Partition Memories, Family Narratives

One of my favourite poems penned by legendary Amrita Pritam is the one she wrote to express her deep anguish and heart-felt pain over the bloody partition of India in 1947. The highly moving poem titled, “Aj Aakhan Waris Shah Nu…” till this day speaks of the horror that partition brought upon people of Punjab.



Remembering Partition

When it comes to poems and partition, here is another one. But it tells a different story, a behind-the-scene action that resulted in such horrible pain for millions of innocents who lost their lives, homes, and all human dignity.
Unbiased at least he was when he arrived on his mission,
Having never set eyes on the land he was called to partition
Between two peoples fanatically at odds,
With their different diets and incompatible gods.
‘Time,’ they had briefed him in London, ‘is short. It’s too late
For mutual reconciliation or rational debate:
The only solution now lies in separation.
The Viceroy thinks, as you will see from his letter,
That the less you are seen in his company the better,
So we’ve arranged to provide you with other accommodation.
We can give you four judges, two Moslem and two Hindu,
To consult with, but the final decision must rest with you.’
Shut up in a lonely mansion, with police night and day
Patrolling the gardens to keep the assassins away,
He got down to work, to the task of settling the fate
Of millions. The maps at his disposal were out of date
And the Census Returns almost certainly incorrect,
But there was no time to check them, no time to inspect
Contested areas. The weather was frightfully hot,
And a bout of dysentery kept him constantly on the trot,
But in seven weeks it was done, the frontiers decided,
A continent for better or worse divided.
The next day he sailed for England, where he could quickly forget
The case, as a good lawyer must. Return he would not,
Afraid, as he told his Club, that he might get shot.
~ W.H. Auden, Collected Poems, 1976, p. 604.

“The task of settling the fate of millions” was done in seven weeks. But the memories of the people whose fate was settled linger for decades to come. As a daughter and granddaughter of refugees from the partitioned India which came to be known as Pakistan, I have always been interested in learning more about Partition. But it is not the ‘official history’ about the events that led up to the Partition that interest me. It is the narratives of people whose fates were decided by a line drawn on a map. More specifically, it is the narratives of people that are closest to me that interest me the most.

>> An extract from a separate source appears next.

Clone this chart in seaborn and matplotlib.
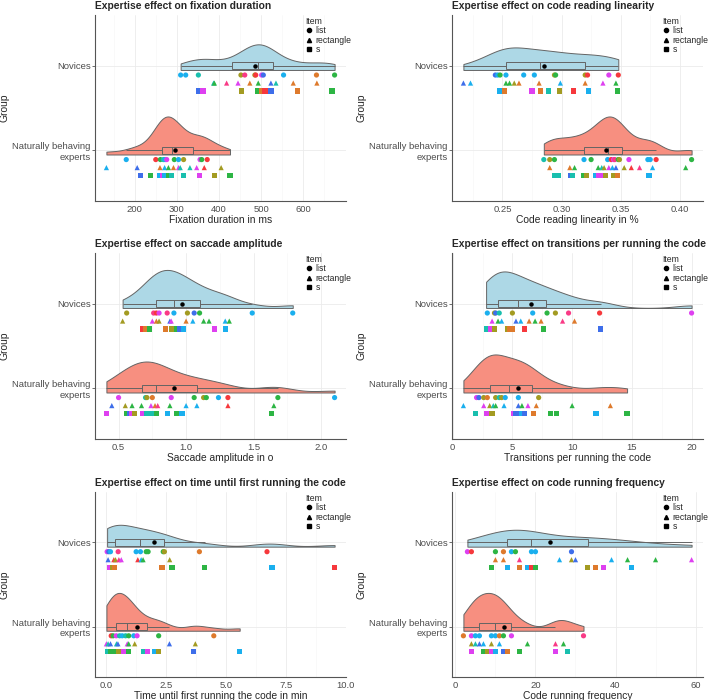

Growing up I heard many stories from both my grandmothers about what their lives were like in what is now Pakistan. Some of these stories were also about Partition and their families’ journeys to India. I wish I could remember much about those stories but memories about the past slowly fade as children grow up and get busy with the mundane and not-so-mundane of the present. I remember hearing some stories from my aunts and uncles, but sadly I don’t remember much about the pain in those stories.

What I remember most are the stories I heard from my parents, because these were often repeated and discussed as details would often vary from one telling to the next. In these tellings and re-tellings, my parents who at the time of Partition were only 13 and 7, constructed their stories from their selected and fading memories of that time and from the selected and fading memories of what they had heard from their parents and other relatives.

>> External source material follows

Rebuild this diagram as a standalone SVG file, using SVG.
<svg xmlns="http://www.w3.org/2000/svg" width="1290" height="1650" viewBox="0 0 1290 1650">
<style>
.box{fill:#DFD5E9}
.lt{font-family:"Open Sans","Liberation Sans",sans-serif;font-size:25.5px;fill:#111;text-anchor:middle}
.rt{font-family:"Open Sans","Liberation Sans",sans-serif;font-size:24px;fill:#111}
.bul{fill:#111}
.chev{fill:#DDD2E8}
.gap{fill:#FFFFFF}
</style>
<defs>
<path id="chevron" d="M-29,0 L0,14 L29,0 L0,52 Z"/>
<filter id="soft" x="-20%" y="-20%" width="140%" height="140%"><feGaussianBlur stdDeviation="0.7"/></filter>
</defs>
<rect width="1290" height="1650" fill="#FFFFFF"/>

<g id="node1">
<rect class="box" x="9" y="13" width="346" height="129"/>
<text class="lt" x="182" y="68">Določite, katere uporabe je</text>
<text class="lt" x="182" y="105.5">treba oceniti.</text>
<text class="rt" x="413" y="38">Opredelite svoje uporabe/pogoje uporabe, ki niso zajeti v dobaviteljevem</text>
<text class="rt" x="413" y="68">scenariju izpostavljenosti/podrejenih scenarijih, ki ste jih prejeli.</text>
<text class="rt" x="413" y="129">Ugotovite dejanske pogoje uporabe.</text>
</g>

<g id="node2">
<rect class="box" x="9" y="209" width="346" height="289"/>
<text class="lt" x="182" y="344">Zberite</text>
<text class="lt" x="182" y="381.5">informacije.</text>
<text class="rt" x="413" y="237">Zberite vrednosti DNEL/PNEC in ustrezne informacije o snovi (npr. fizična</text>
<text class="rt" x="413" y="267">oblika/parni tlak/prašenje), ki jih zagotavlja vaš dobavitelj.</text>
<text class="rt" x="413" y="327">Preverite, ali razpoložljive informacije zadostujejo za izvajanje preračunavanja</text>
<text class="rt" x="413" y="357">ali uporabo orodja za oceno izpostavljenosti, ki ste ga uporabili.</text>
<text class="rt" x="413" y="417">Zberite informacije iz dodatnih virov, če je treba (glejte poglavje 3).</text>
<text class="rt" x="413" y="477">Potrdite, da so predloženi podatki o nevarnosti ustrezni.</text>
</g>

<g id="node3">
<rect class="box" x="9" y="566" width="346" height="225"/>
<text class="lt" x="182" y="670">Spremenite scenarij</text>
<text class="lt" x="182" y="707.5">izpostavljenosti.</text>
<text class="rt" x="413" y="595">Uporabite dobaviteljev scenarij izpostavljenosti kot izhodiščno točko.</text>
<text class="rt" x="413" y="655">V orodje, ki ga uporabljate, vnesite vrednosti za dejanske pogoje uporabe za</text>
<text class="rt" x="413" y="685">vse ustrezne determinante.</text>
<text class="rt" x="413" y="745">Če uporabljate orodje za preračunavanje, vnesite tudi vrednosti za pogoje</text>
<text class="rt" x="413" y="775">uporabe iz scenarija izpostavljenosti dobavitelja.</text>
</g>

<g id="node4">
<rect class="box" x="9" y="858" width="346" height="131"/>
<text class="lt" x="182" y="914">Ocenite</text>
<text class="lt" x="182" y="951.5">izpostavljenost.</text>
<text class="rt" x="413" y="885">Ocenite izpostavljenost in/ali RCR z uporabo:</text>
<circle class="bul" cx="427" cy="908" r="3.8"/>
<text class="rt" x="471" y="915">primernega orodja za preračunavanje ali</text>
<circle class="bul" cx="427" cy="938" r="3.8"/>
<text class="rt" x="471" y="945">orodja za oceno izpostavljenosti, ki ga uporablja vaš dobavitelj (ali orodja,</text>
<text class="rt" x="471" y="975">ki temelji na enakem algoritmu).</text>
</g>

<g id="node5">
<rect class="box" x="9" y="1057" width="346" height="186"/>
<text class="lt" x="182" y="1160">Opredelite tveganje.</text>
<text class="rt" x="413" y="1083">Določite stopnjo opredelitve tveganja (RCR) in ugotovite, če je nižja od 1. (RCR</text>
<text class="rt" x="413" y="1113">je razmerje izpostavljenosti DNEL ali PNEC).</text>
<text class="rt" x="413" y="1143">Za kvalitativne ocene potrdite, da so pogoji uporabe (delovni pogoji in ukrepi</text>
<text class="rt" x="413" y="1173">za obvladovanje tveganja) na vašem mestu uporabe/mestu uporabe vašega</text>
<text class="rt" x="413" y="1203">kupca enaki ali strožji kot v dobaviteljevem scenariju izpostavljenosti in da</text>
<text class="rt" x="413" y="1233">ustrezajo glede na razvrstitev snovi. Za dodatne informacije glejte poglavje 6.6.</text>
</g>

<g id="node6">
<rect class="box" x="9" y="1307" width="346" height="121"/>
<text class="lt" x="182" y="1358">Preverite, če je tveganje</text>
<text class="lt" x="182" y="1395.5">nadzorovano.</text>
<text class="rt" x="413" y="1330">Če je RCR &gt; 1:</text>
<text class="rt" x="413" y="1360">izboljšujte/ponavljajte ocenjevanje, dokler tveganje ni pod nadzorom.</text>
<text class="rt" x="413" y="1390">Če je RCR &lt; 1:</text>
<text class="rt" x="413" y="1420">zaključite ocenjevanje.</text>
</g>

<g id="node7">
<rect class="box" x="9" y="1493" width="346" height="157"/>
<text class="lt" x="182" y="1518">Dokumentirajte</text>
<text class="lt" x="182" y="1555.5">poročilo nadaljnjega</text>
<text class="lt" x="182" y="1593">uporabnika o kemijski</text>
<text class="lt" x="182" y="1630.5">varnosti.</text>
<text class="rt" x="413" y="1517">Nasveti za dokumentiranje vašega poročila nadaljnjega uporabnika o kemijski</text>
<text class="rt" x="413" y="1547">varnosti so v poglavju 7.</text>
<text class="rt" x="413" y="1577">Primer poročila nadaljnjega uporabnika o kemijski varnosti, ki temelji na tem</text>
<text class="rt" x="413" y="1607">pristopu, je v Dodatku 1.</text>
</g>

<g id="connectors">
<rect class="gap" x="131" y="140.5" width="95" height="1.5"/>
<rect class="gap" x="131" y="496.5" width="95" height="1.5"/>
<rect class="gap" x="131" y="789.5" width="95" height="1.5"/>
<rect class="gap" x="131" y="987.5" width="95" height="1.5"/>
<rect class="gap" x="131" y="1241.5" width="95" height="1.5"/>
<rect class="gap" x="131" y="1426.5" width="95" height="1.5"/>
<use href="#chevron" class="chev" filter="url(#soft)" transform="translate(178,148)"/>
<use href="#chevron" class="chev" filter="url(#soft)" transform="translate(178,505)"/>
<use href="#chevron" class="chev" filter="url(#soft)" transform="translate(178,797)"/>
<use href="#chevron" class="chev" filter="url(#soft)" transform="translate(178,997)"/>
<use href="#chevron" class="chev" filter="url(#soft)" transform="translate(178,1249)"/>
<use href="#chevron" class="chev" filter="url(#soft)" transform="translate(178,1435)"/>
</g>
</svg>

Listening to these stories would bring up different images for me – of an imagined home where my mother played gitte with her younger sister in the aangan, of the nicely scrubbed black slate she would carry to her school, of my naniji walking daily to the mandir and then gurudwara in the morning, of the old haveli with a dark basement that my naniji grew up in, of my naniji trying to steal a handful of kaju and pista from the large gunny bags that my great-grandfather would store in the basement.

Listening to these stories would also bring different feelings in me – of loss and displacement, of wondering if I would ever be able to see the place where my father was born and learned to play gilli-danda, where my mother first learned how to cover her head properly with her dupatta when she went out, of wondering if my parents missed those ‘homes’ in any way, of wondering if they still carried any pain about what they had lost.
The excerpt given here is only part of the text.